I love secrets in video games. Just beating a game isn’t nearly as fun for me as tracking down all the extra collectibles and optional challenges, preferably hidden away in some ingenious and confounding fashion. But not all secrets are created equal. While the hoarder in me will always go out of his way to scoop up any extra item or investigate any suspicious-looking architecture, there’s no denying that in many games the treasure hidden behind a cracked wall is a big disappointment.
Let me start with one of my favorite secrets in a game, which I think will really illustrate what I like about optional content. Shadow of the Colossus is a straightforward game featuring 16 bosses that need to be killed in order to complete the adventure. However, the Forbidden Lands in which the game takes place consist of a vast peninsula featuring incredibly varied geography, from deserts to capes to plains to remnants of an ancient civilization, and huge parts of it never need to be explored to finish the game. The ultimate easter egg is in the Shrine of Worship, the central structure and hub of the game. It can actually be scaled by carefully climbing a section of the northeastern wall, leading to a secret garden which contains fruit that actually lowers the player’s health and stamina when eaten.
So why do I like this secret so much? It’s totally pointless, but amazingly cool at the same time. It represents exploration for exploration’s sake. When you, the player, see the massive shrine, but are only given access to a small portion of the lower levels, you naturally wonder what the rest of it looks like, and if there is a way to access it. The game gives you no indication that there might be, save for cutscenes at the beginning and end. But if you’re observant and persistent enough, you can in fact find a way to ascend the shrine and steal your way into its hidden recesses. The game’s aesthetic sensibilities give everything an otherworldly flair, nowhere more evident than the secret garden, and the extremely long adjoining bridge, that most players will never reach.
Most games don’t have secrets on that level, but the best of them have at least a handful of collectibles to ferret out. If the designers are doing their job well, these will unlock interesting things in-game, like new equipment, abilities, areas, or gameplay modes. Unfortunately, they all too often do absolutely nothing or give you an underwhelming reward that has no impact on gameplay whatsoever.
Take, for example, Epic Mickey, a decent platformer for the Wii that featured an awesomely dark and disturbing aesthetic (at least relative to other Disney games). The secrets of the game are limited to finding items that unlock concept art in the main menu, or finding pins which do absolutely nothing. The concept art is neat and all, but it should be a reward in addition to a gameplay benefit, not the sole outcome. This kind of collectible seems to be becoming increasingly common, and it’s a trend I’d like to see stop immediately.
Another example of mediocre rewards is the Riddler challenges in Batman: Arkham Asylum. There are 240 of them to find, which is truly a lot, and the only reward for getting them all (besides experience) is a stupid achievement. If I was designing the game, completing all the challenges would bestow some kick-ass uber weapon or open up a neat optional area. Achievements are a really lazy way of creating a feeling of artificial feeling of accomplishment. It seems like a reward because you get a fancy pop-up telling you how great you are, but in reality you get nothing but fake gamerscore points.
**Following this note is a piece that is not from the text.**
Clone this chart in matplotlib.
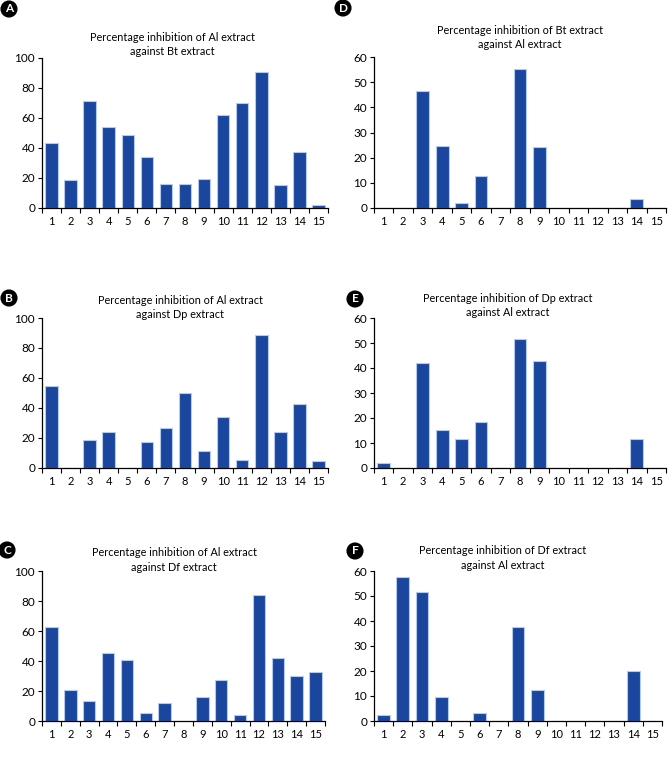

Spyro the Dragon for the original Playstation has one of my favorite secret rewards of all time. If you manage to ferret out every last scrap of treasure in the Dragon Realms (totalling 12,000 in all), you unlock a special final stage called “Gnasty’s Loot.” This stage features free-flying, chasing, exploring, and collecting a completely unreasonable amount of treasure, bringing your total to 14,000. It has unique gameplay mechanics and a totally original design, but more than that it’s a hell of a lot of fun. Achievements and gamerscore are all well and good, but the game itself needs to give you a reward to make all the effort of collecting treasure worthwhile, and the original Spyro trilogy did an excellent job in that regard.
I would be remiss if I didn’t mention Super Mario 64’s reward for picking up all 120 Stars. This was one of the first big post-game rewards in 3D games and is still the gold standard. How cool is it to meet Yoshi on top of the castle? How great is it that you get a sweet triple jump that you don’t really need since you’ve already gotten all the Stars? This is the essence of a secret for me: practically pointless, but incredibly cool all the same.
It kind of seems like games today are moving away from meaningful collectibles and unlockable rewards in favor of DLC, pre-order bonuses, and achievements. I think that’s a damn shame. Gamers need an incentive to delve deeper into a game and discover everything it truly has to offer. The prospect of an amazing reward tucked away in a game’s world gives people a reason to press on. Secret weapons, items, abilities, and areas are great ways to hold a player’s interest. Unlockable concept art and achievement points? Not so much.